Earlier this week, Head of Afghanistan’s High Council for National Reconciliation Abdullah Abdullah spoke over the phone with Abdollahian. He called on Iran to send humanitarian aid to Afghanistan amid Taliban-led deliberations to form a new government.

In a phone call on Sunday, Abdullah thanked Iran for defending the Afghan people, according to a statement by the Iranian foreign ministry.

The request by the top Afghan figure was submitted during a phone conversation with Iran’s Foreign Minister Hossein Amir Abdollahian.

Abdullah also congratulated Abdollahian on his appointment as the Islamic Republic’s foreign minister.

During the conversation, Abdullah also spoke of the dire situation in Afghanistan and called on Iran to send humanitarian aid to his country, the statement added.

The two sides agreed on the need to fight the heinous phenomenon of terrorism. They also discussed the formation of an inclusive government with the participation of all Afghan ethnic groups and factions. They also reaffirmed their position that it’s only up to the Afghan people to determine their country’s future.

On Sunday, Afghanistan’s neighbors held talks over the situation in the country during a teleconference. Mohammad Ebrahim Taherian, an advisor to Iran’s foreign minister and the country’s special envoy for Afghanistan told his counterparts from other neighbors of the war-torn country that peace can only be achieved there through the formation of an inclusive government with the participation of all Afghan groups.

Taherian underlined the need to end the ordeal of the Afghan people.
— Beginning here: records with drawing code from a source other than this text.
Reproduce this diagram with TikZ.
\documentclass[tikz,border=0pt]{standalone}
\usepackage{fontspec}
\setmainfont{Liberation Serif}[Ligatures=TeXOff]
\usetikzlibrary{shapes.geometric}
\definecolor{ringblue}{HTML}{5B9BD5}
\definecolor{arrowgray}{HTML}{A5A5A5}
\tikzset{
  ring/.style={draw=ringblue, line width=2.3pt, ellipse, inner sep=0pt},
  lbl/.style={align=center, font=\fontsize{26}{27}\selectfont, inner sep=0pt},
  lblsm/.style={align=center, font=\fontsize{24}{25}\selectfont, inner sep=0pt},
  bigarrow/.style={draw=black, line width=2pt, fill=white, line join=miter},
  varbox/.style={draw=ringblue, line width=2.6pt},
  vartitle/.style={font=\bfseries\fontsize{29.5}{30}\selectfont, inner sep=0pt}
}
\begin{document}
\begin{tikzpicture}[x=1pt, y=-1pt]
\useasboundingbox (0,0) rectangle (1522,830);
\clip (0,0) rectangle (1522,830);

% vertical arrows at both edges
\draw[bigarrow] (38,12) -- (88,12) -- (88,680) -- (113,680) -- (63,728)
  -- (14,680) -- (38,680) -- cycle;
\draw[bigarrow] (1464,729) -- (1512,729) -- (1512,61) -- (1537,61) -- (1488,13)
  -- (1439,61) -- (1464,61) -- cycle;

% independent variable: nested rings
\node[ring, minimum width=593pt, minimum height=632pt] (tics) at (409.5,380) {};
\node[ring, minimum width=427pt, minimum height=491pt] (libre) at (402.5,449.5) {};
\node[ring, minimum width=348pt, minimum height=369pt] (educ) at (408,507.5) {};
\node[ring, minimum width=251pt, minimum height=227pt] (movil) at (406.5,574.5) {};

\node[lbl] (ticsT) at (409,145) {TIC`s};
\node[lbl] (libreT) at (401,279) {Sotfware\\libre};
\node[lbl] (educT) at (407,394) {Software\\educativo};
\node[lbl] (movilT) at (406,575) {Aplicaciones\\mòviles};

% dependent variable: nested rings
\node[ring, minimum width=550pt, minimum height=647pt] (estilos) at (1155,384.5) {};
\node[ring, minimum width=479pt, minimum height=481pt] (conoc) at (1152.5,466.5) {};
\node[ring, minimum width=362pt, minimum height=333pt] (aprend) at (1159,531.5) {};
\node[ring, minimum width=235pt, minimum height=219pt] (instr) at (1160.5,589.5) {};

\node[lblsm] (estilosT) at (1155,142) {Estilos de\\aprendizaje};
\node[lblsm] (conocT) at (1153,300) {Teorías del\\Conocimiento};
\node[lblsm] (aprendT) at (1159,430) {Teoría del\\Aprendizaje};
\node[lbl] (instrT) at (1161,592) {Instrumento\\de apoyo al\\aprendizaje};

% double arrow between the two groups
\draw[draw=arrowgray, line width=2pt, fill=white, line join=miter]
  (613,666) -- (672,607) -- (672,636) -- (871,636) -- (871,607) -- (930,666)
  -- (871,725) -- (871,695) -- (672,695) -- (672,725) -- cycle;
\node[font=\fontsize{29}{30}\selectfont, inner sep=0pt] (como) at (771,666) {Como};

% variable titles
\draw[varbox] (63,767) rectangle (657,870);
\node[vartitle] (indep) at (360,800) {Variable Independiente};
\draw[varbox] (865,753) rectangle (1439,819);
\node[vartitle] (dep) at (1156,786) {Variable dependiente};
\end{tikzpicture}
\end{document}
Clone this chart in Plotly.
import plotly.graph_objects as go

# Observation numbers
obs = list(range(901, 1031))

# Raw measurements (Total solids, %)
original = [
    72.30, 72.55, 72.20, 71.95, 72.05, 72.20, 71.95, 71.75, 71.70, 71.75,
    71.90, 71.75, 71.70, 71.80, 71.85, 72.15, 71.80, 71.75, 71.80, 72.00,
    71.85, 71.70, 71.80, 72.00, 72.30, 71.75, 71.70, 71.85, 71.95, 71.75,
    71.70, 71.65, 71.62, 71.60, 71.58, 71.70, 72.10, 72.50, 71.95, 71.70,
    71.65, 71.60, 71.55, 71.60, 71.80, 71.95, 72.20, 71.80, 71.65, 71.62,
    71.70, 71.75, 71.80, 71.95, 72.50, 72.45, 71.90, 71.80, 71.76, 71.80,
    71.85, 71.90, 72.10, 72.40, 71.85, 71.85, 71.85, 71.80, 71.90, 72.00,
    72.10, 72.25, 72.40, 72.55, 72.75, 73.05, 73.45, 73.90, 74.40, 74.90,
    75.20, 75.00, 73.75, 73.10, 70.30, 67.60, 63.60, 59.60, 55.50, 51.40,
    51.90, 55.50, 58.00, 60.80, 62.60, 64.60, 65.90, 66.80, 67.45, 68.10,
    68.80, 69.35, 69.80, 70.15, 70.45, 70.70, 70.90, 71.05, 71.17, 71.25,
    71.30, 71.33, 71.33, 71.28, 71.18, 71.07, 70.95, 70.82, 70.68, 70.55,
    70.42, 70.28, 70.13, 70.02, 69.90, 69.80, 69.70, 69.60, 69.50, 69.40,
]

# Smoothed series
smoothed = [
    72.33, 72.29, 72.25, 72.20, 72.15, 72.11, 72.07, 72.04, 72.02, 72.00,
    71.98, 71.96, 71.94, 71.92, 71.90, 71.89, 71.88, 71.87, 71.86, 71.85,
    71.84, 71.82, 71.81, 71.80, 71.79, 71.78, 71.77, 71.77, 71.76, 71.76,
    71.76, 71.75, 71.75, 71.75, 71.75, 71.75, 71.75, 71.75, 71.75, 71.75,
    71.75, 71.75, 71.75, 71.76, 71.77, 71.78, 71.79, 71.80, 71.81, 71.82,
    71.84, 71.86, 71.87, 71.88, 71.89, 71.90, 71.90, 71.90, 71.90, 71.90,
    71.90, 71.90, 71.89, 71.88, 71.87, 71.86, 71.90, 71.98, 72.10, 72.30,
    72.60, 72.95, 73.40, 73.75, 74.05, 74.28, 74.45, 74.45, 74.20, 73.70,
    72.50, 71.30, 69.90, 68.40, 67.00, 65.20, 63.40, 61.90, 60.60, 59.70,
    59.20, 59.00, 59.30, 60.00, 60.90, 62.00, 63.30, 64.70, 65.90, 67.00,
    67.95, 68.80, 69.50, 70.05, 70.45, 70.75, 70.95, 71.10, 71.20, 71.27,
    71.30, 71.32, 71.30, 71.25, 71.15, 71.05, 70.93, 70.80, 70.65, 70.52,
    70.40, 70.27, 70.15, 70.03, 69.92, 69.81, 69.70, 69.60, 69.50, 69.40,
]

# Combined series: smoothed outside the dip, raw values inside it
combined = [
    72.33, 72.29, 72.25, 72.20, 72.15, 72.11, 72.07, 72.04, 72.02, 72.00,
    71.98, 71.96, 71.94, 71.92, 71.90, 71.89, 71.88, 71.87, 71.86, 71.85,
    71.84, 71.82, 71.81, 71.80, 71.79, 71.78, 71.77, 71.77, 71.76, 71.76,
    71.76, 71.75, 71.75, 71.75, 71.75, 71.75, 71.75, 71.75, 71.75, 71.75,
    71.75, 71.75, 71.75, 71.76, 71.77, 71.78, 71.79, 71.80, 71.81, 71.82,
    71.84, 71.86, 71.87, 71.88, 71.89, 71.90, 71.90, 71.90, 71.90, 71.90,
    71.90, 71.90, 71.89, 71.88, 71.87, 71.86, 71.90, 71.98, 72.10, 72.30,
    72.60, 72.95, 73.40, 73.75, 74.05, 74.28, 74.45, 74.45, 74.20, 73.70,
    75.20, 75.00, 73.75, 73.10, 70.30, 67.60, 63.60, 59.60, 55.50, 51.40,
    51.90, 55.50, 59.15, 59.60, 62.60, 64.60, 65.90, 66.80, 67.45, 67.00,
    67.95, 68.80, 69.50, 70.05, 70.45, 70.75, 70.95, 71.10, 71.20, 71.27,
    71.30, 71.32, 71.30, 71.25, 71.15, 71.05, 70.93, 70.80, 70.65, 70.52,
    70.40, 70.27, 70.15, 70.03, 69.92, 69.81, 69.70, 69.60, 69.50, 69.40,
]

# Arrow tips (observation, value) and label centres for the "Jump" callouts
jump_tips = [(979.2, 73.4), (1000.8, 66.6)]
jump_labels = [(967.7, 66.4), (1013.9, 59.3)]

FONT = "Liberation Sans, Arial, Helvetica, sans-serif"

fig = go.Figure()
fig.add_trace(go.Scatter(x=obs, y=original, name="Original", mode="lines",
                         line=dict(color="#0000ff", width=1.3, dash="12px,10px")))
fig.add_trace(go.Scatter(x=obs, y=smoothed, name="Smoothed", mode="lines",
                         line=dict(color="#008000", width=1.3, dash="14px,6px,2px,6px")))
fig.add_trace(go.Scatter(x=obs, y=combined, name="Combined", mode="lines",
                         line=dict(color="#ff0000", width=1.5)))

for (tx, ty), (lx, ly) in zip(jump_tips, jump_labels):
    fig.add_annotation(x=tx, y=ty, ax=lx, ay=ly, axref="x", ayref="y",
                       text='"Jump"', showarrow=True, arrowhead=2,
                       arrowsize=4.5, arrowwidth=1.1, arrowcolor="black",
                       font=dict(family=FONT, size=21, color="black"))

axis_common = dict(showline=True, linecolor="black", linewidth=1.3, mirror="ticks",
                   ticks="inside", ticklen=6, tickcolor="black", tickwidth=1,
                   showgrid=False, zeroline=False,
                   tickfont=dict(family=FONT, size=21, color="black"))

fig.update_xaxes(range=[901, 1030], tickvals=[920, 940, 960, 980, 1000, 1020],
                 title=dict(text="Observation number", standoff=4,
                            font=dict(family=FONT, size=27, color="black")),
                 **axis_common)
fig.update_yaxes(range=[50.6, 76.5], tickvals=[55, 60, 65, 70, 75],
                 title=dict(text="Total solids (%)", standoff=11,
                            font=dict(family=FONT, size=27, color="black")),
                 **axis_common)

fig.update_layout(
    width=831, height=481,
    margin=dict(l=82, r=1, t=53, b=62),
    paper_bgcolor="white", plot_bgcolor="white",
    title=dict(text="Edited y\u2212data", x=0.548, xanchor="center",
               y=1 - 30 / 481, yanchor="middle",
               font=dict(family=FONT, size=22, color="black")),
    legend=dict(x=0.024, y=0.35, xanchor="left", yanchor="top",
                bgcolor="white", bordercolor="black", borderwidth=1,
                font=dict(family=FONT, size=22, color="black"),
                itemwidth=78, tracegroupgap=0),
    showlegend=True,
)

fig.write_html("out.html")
Taherian also referred to the three-way phone conversation between the foreign ministers of Iran, Russia and China over the upcoming virtual meeting involving the chief diplomats of Afghanistan’s neighbors, proposed to be held on Wednesday, September 8th. He expressed hope that the foreign ministers send a clear and strong message, reaffirming their support for the formation of an inclusive government in Afghanistan.

Iran has called on the Afghans to avoid violence and resolve their disputes through dialogue. Iranian Foreign Ministry spokesman Saeed Khatibzadeh has called on the Afghans to avoid violence and resolve their differences through dialogue amid ongoing clashes in the Panjshir Valley between the Taliban and resistance groups led by Ahamd Massoud, the son of Ahmad Shah Massoud who was assassinated in a terrorist attack on September 9, 2001.

However, after weeks of strictly sticking to a line of neutrality, Khatibzadeh struck a note of warning about the Taliban takeover of Afghanistan on Monday.

Speaking at a weekly press briefing, Khatibzadeh warned about foreign meddling in Panjshir, the last stronghold of opposition against the new order led by Ahmad Massoud who is the son of legendary anti-Taliban commander Ahmad Shah Massoud. Khatibzadeh also strongly condemned the Taliban attack on the valley and described the death of opposition leaders there as “martyrdom,” a major indication of Iranian resentment at the Taliban’s inchoate political deliberations to form a government.

The remarks came on the same day a Taliban spokesman announced that the group’s forces “conquered” the provincial capital of Panjshir. Taliban media also circulated video footage showing Taliban forces posing in front of Panjshir’s governor-general office and raising the flag of what came to be known as the Islamic Emirate of Afghanistan.

Responding to a question about Pakistani involvement in the battle for Panjshir, Khatibzadeh said, “The news coming out of Panjshir is concerning. Last night’s attacks [on Panjshir] are condemned in the strongest terms. Martyrdom of Afghan leaders is deeply regrettable.”

Khatibzadeh said Iran was reviewing the reports of foreign intervention. “This should be reviewed,” he asserted. 

Khatibzadeh pointed out, “Afghanistan’s history shows that foreign intervention, both direct and indirect, has resulted in nothing but defeat for the aggressor force, and the Afghan people are independence-seeking and zealous, and certainly any intervention is doomed,” he said.

The Panjshir issue must be resolved through dialogue, with the mediation and presence of all Afghan elders, Khatibzadeh underlined amid reports of the Taliban advance into the valley. 

The spokesman noted, “Neither side should allow this path to lead to fratricide. The Taliban must abide by its own obligations under international law and its own obligations by whatever it says. Starving the people of Panjshir, besieging the Panjshir region, cutting off water and electricity in this region is a matter of concern.”